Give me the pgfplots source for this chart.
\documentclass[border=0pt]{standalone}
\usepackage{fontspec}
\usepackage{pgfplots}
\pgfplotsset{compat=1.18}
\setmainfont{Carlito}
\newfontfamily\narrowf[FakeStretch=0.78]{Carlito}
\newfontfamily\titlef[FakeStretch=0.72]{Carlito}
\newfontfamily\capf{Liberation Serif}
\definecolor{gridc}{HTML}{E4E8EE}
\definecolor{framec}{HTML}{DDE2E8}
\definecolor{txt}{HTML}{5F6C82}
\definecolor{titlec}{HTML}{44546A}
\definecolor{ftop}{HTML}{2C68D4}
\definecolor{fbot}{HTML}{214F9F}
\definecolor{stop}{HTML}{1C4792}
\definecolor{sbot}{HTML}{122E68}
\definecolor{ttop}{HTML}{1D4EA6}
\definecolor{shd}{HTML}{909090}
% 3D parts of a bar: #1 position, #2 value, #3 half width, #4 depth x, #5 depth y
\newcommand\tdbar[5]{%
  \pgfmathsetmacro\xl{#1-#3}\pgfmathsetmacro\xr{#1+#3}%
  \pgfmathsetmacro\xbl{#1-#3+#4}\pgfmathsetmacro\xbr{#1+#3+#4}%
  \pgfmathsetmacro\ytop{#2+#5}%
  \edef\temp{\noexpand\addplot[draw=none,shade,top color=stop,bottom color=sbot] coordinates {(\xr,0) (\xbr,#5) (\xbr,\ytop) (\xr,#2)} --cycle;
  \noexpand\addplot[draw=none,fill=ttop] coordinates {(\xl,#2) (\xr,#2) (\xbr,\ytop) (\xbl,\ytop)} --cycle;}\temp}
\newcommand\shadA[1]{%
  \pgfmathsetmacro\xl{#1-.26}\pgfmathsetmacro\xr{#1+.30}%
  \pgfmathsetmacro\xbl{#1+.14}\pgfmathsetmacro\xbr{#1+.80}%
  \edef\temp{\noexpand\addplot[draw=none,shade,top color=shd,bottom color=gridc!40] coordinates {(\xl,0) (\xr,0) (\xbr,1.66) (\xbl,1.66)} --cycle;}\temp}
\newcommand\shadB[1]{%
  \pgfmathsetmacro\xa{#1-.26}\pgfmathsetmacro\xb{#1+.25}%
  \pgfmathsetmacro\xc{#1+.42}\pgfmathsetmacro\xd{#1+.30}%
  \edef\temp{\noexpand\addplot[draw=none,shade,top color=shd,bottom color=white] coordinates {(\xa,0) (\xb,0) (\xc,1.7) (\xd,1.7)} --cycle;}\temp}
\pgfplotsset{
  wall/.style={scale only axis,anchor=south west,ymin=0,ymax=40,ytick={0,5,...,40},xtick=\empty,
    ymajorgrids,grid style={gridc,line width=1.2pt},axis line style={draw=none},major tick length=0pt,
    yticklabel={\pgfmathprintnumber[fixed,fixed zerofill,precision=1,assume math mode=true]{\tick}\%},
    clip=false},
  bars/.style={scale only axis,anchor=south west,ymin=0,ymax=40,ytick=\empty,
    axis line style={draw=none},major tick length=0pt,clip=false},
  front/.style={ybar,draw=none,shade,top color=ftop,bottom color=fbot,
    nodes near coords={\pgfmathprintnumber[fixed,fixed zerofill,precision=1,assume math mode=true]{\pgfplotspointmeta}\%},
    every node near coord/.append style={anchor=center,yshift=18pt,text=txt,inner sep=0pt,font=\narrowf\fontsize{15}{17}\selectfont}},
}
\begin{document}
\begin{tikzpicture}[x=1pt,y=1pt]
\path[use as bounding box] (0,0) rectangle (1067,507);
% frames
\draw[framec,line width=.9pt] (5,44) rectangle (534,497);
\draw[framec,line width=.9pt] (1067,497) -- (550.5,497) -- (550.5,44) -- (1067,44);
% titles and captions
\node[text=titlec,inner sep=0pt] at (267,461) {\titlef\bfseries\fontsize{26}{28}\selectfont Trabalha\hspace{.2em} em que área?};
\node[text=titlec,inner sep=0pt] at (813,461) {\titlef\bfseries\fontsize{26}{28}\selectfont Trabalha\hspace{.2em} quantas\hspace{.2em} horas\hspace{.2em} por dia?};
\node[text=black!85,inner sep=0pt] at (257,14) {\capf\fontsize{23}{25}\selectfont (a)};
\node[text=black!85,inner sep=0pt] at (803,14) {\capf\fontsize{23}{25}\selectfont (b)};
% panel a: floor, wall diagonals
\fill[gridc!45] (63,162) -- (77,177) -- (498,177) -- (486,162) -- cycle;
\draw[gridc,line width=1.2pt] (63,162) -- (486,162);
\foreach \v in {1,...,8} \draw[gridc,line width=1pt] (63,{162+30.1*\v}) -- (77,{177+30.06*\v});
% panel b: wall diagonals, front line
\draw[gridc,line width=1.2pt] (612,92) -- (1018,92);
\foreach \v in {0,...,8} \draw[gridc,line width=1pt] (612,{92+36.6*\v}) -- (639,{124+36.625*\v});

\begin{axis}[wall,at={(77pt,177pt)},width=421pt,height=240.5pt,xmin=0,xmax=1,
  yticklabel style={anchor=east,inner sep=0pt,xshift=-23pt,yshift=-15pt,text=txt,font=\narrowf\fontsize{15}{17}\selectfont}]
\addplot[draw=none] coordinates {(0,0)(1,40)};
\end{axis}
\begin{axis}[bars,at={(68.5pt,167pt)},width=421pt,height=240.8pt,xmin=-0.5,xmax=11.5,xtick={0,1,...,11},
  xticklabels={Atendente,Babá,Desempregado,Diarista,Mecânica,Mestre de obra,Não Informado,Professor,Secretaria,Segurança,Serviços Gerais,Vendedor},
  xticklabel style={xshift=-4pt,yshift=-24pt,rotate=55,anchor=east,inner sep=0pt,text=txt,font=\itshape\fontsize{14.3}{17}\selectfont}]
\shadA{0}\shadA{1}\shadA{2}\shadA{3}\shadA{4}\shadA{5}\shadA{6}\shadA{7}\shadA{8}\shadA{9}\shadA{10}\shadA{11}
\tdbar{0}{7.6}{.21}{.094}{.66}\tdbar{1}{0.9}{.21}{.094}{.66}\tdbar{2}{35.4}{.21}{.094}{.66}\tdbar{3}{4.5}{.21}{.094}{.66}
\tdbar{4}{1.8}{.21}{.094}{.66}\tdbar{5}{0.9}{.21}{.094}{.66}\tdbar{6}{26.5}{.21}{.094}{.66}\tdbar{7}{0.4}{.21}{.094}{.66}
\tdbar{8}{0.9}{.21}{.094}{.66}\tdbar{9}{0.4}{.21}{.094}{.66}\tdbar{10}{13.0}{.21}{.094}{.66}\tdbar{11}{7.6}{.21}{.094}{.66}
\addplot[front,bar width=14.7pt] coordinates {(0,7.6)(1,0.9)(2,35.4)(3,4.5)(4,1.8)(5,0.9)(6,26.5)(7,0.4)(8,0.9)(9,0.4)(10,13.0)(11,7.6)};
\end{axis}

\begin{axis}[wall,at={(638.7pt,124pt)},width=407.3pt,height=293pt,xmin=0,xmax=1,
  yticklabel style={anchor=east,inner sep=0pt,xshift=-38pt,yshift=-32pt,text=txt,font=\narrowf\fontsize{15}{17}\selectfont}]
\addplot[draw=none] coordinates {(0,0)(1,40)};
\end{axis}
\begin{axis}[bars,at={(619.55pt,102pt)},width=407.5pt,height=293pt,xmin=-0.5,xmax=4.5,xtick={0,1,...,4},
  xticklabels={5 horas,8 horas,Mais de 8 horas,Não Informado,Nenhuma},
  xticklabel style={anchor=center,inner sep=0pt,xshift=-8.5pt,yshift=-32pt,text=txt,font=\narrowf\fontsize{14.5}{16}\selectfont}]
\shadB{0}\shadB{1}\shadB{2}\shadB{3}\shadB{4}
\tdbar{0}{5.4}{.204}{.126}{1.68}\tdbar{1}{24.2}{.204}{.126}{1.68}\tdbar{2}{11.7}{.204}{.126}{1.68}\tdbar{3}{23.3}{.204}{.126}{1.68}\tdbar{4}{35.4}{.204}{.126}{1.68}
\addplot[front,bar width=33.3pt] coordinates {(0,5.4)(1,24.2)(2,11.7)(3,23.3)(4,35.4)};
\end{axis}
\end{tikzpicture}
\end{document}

★ ★ ★ ★ ★ ★ ★

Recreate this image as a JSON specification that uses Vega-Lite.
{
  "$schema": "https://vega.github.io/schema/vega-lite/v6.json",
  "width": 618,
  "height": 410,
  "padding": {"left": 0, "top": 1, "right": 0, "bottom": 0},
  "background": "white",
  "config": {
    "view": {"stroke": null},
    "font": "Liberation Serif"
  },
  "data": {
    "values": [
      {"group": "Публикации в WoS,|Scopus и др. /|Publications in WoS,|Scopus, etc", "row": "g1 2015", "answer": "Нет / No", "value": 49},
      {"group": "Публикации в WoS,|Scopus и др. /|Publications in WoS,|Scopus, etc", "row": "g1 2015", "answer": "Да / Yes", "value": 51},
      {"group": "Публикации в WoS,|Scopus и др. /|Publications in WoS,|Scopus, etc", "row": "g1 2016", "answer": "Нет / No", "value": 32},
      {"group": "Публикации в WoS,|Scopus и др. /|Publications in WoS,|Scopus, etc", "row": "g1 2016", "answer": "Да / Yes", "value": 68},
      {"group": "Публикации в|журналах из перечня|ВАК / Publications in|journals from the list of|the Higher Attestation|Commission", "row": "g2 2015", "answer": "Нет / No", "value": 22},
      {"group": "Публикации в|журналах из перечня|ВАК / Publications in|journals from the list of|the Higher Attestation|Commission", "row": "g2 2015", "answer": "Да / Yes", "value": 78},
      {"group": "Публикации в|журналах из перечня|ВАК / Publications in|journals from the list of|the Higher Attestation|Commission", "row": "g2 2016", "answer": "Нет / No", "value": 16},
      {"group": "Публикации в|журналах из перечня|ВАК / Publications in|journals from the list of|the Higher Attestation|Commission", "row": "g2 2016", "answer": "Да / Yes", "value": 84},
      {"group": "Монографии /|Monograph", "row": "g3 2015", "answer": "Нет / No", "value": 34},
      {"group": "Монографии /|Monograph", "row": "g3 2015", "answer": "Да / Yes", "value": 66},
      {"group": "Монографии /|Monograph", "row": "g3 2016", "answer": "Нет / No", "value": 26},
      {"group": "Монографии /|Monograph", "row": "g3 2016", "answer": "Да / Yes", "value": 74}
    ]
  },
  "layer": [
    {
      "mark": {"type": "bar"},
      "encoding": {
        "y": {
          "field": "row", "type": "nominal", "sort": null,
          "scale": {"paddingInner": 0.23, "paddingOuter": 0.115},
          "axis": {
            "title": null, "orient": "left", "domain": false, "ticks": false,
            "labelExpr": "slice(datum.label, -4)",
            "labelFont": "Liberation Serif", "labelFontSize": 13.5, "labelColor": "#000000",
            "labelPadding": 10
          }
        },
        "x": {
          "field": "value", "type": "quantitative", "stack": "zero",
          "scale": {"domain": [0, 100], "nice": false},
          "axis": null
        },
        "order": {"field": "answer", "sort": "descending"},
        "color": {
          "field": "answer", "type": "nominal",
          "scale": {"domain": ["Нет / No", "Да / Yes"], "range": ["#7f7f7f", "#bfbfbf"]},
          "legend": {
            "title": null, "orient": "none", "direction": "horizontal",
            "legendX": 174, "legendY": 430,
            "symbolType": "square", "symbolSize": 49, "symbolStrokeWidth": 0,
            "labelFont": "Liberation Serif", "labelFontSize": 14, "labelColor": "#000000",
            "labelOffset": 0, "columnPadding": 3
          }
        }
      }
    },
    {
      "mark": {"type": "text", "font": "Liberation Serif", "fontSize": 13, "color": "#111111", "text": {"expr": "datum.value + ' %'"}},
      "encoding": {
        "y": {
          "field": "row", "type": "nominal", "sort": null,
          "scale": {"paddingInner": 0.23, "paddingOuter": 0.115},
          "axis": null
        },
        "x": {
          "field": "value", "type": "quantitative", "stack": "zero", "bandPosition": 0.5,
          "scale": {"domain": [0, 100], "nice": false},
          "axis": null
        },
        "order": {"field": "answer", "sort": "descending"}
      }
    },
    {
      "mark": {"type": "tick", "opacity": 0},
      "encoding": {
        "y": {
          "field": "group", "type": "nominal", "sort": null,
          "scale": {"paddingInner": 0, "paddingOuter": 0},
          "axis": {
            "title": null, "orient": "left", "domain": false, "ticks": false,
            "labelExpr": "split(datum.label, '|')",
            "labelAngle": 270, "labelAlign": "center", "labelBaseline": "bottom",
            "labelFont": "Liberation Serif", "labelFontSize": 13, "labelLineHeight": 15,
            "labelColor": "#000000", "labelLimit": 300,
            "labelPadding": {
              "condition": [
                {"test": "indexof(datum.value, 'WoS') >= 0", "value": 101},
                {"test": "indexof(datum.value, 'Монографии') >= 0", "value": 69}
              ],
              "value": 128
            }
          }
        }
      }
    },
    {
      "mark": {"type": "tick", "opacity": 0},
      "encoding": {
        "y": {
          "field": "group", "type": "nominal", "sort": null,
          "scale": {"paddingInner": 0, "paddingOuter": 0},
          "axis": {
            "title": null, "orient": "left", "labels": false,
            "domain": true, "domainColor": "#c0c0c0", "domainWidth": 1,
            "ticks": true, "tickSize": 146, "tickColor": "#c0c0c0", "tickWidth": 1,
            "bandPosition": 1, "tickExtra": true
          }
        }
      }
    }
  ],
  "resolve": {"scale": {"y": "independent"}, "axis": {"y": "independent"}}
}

★ ★ ★ ★ ★ ★ ★

> [INSTRUCTION]:
From the records above, pull out each line that has "this".

> [EXPECTED OUTPUT]:
Give me the pgfplots source for this chart.
Recreate this image as a JSON specification that uses Vega-Lite.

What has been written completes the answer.